Dinoblue Claims Back-to-Back Mares' Chase Titles at Cheltenham Festival
Dinoblue delivered what jockey Mark Walsh called a "career-best performance" to win the Mares' Chase at Cheltenham for the second straight year, beating Only By Night by 1¾ lengths.

Dinoblue had unfinished business at Cheltenham after finishing runner-up to Limerick Lace in 2024, and the nine-year-old has since made the Mrs Paddy Power Mares' Chase her personal property. On March 13, the Willie Mullins-trained mare backed up her 2025 victory with an authoritative Grade 2 repeat, beating Only By Night by a length and three-quarters as the 11-8 favourite to complete back-to-back titles.
Sir AP McCoy, racing manager for owner JP McManus, had flagged Dinoblue as "the best bet of the week from the owner's powerful squad" before a hoofbeat was struck. The race played out exactly as advertised. Dinoblue settled into a prominent position early, with Telepathique setting the tempo until making a costly error at the fourth-last. That mistake handed Dinoblue the lead and, despite sustained pressure from market rival Panic Attack turning for home, she never wavered. Mark Walsh had her through her gears at precisely the right moment, and she sealed the win with what her jockey described as a particularly impressive leap at the last.
"That was probably a career-best performance," Walsh said afterward. "She never missed a beat and she jumped brilliantly."
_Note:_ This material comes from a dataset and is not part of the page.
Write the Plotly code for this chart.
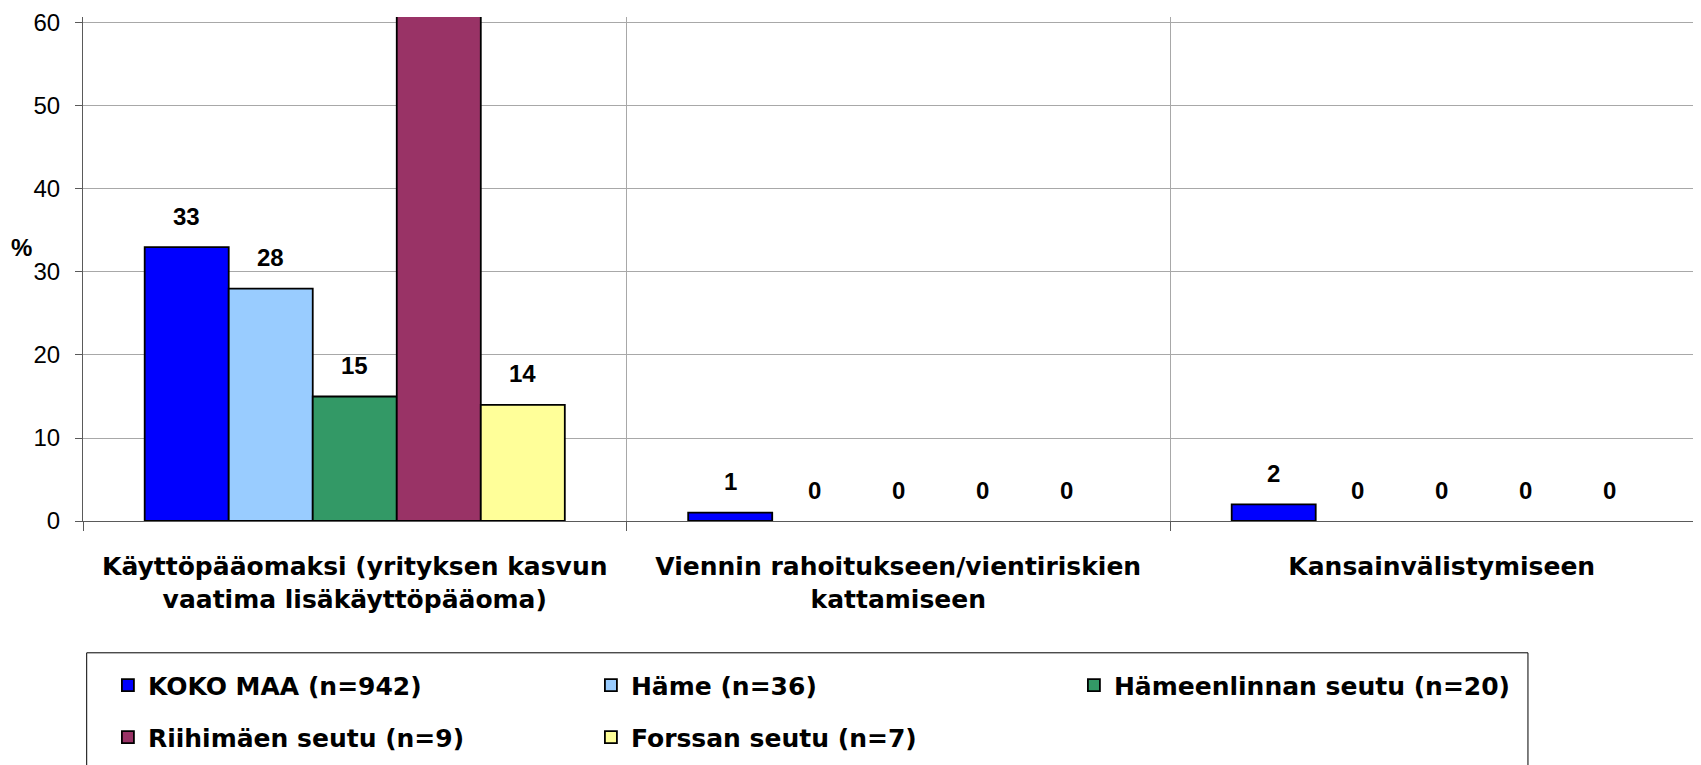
import plotly.graph_objects as go

categories = [
    "Käyttöpääomaksi (yrityksen kasvun<br>vaatima lisäkäyttöpääoma)",
    "Viennin rahoitukseen/vientiriskien<br>kattamiseen",
    "Kansainvälistymiseen",
]
series_names = [
    "KOKO MAA (n=942)",
    "Häme (n=36)",
    "Hämeenlinnan seutu (n=20)",
    "Riihimäen seutu (n=9)",
    "Forssan seutu (n=7)",
]
koko_maa = [33, 1, 2]
hame = [28, 0, 0]
hameenlinna = [15, 0, 0]
riihimaki = [67, 0, 0]
forssa = [14, 0, 0]
series_values = [koko_maa, hame, hameenlinna, riihimaki, forssa]
colors = ["#0000FF", "#99CCFF", "#339966", "#993366", "#FFFF99"]
y_ticks = [0, 10, 20, 30, 40, 50, 60]

x_pos = list(range(len(categories)))
BARGAP = 0.227
n = len(series_values)
bw = (1 - BARGAP) / n

OFF = 8  # page body margin
W, H = 1701, 765
# target plot area in screen pixels
SX0, SX1, SY0, SY1 = 83.3, 1701, 16.7, 520.7
ML = SX0 - OFF
MR = W - (SX1 - OFF)
MT = SY0 - OFF
MB = H - (SY1 - OFF)
PW, PH = W - ML - MR, H - MT - MB
cat_px = 543.4
x_range = [-0.5, -0.5 + PW / cat_px]
y_range = [0, 60.72]

GRID = "#a8a8a8"
AXIS = "#5a5a5a"


def px_x(sx):
    return (sx - SX0) / PW


def px_y(sy):
    return (SY1 - sy) / PH


fig = go.Figure()
for i, (name, vals, col) in enumerate(zip(series_names, series_values, colors)):
    fig.add_trace(go.Bar(
        x=x_pos, y=vals, name=name,
        marker=dict(color=col, line=dict(color="black", width=[1.8 if v > 0 else 0 for v in vals])),
        legend="legend" if i < 3 else "legend2",
    ))

annotations = []
for i, vals in enumerate(series_values):
    for xi, v in zip(x_pos, vals):
        if v <= y_range[1]:
            annotations.append(dict(
                x=xi + (i - (n - 1) / 2) * bw, y=v, xref="x", yref="y",
                text=str(v), showarrow=False, yanchor="middle", yshift=31,
                font=dict(family="Liberation Sans, Arial", size=24, color="black", weight="bold"),
            ))
annotations.append(dict(
    x=px_x(22), y=33, xref="paper", yref="y", text="%", showarrow=False,
    xanchor="center", yanchor="middle",
    font=dict(family="Liberation Sans, Arial", size=24, color="black", weight="bold"),
))

label_font = dict(family="DejaVu Sans", size=25, color="black", weight="bold")

fig.update_layout(
    width=W, height=H,
    margin=dict(l=ML, r=MR, t=MT, b=MB, pad=0, autoexpand=False),
    paper_bgcolor="white", plot_bgcolor="white",
    barmode="group", bargap=BARGAP, bargroupgap=0,
    annotations=annotations,
    xaxis=dict(
        range=x_range, tickmode="array", tickvals=x_pos, ticktext=categories,
        ticks="", showgrid=False, zeroline=False, automargin=False,
        showline=True, linecolor=AXIS, linewidth=1,
        tickfont=label_font, ticklabelstandoff=23,
        minor=dict(tick0=-0.5, dtick=1, ticks="outside", ticklen=9, tickcolor=AXIS,
                   showgrid=True, gridcolor=GRID, gridwidth=1),
    ),
    yaxis=dict(
        range=y_range, tickmode="array", tickvals=y_ticks, automargin=False,
        ticks="outside", ticklen=7, tickcolor=AXIS,
        showline=True, linecolor=AXIS, linewidth=1,
        showgrid=True, gridcolor=GRID, gridwidth=1, zeroline=False,
        tickfont=dict(family="Liberation Sans, Arial", size=24, color="black"),
        ticklabelstandoff=10,
    ),
    legend=dict(
        orientation="h", x=0.0154, xanchor="left", y=px_y(685), yanchor="middle",
        entrywidth=438, entrywidthmode="pixels", borderwidth=0, bgcolor="rgba(0,0,0,0)",
        font=label_font, itemwidth=30, traceorder="normal",
    ),
    legend2=dict(
        orientation="h", x=0.0154, xanchor="left", y=px_y(737), yanchor="middle",
        entrywidth=438, entrywidthmode="pixels", borderwidth=0, bgcolor="rgba(0,0,0,0)",
        font=label_font, itemwidth=30, traceorder="normal",
    ),
    shapes=[dict(
        type="rect", xref="paper", yref="paper",
        x0=px_x(87), x1=px_x(1528),
        y0=px_y(652.5), y1=px_y(800),
        line=dict(color="black", width=1), fillcolor="rgba(0,0,0,0)", layer="above",
    )],
)

fig.write_html("out.html")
Only By Night, ridden by Keith O'Donoghue, kept finding at 11-1 but could not close the gap, finishing a length and three-quarters adrift in second.
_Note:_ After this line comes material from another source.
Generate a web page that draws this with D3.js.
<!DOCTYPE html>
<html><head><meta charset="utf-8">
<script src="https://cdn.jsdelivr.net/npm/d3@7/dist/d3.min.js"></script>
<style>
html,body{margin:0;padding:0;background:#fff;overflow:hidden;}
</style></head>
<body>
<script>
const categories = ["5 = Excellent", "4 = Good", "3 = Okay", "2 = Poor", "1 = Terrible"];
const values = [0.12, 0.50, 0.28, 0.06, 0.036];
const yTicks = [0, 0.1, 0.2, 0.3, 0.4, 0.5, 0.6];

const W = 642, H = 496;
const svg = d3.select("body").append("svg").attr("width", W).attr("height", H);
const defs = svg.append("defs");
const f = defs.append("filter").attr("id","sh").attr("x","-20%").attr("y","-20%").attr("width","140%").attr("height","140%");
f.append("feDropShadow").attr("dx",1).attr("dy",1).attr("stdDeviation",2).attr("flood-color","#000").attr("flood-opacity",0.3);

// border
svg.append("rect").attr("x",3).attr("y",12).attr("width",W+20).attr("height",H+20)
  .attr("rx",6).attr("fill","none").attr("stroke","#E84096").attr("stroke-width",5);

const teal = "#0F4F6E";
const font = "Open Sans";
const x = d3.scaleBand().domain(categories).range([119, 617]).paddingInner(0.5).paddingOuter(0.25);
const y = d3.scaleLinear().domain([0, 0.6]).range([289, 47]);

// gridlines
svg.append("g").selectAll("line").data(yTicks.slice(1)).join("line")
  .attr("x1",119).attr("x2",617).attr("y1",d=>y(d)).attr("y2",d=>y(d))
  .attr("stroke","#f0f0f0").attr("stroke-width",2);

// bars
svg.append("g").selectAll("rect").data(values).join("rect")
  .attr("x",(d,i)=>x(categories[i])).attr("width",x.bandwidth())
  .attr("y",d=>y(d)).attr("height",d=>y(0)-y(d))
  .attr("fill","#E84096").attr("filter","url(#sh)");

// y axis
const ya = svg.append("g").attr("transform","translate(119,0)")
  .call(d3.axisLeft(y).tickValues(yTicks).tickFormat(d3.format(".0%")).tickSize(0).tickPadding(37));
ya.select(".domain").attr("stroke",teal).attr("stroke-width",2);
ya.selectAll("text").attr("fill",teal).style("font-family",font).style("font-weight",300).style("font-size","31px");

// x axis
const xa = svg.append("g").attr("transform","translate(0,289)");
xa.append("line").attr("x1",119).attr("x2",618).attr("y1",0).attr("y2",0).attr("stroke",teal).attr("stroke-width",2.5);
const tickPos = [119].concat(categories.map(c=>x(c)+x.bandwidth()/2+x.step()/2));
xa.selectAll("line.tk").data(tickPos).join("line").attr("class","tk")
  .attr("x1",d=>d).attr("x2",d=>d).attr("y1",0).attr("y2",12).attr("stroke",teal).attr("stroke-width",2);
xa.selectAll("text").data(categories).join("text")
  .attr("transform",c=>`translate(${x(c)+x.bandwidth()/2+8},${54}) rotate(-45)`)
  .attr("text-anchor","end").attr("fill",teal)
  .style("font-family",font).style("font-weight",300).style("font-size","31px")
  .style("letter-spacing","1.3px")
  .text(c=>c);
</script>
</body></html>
The victory extended a pattern that has become almost a structural feature of the Cheltenham programme. Irish-trained horses have now won all six runnings of the Mares' Chase, with Mullins responsible for four of those six winners. This one was his seventh winner of the meeting, a total that underlines the scale of Irish dominance at the Festival. Gaelic Warrior added an eighth for the visiting contingent when landing the Gold Cup an hour and 20 minutes later.
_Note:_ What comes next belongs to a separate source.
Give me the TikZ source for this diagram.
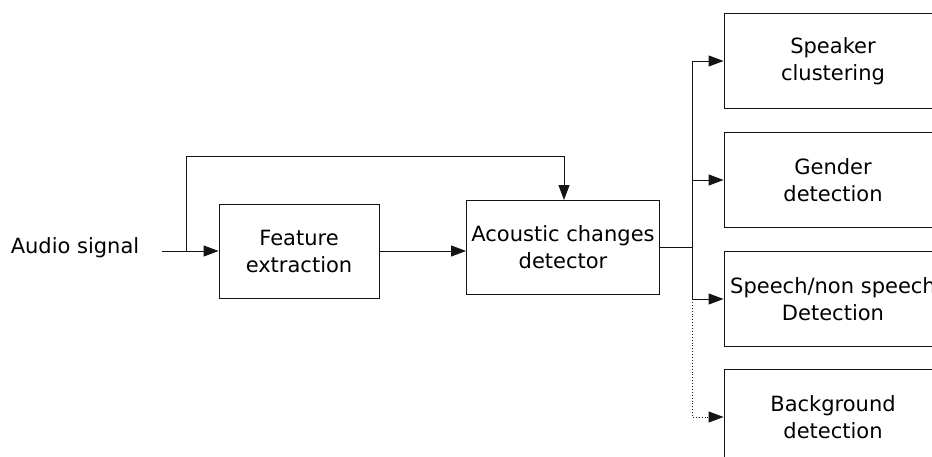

For Dinoblue specifically, the trajectory is striking: runner-up in 2024, winner in 2025, winner again in 2026. Three consecutive Cheltenham Festivals, three podium finishes, two of them at the top. The Racing Post has already noted she could be back for a hat-trick attempt in 2027, which, given what she has shown over the past two years, would make her the most formidable mares' chaser in training heading into next season.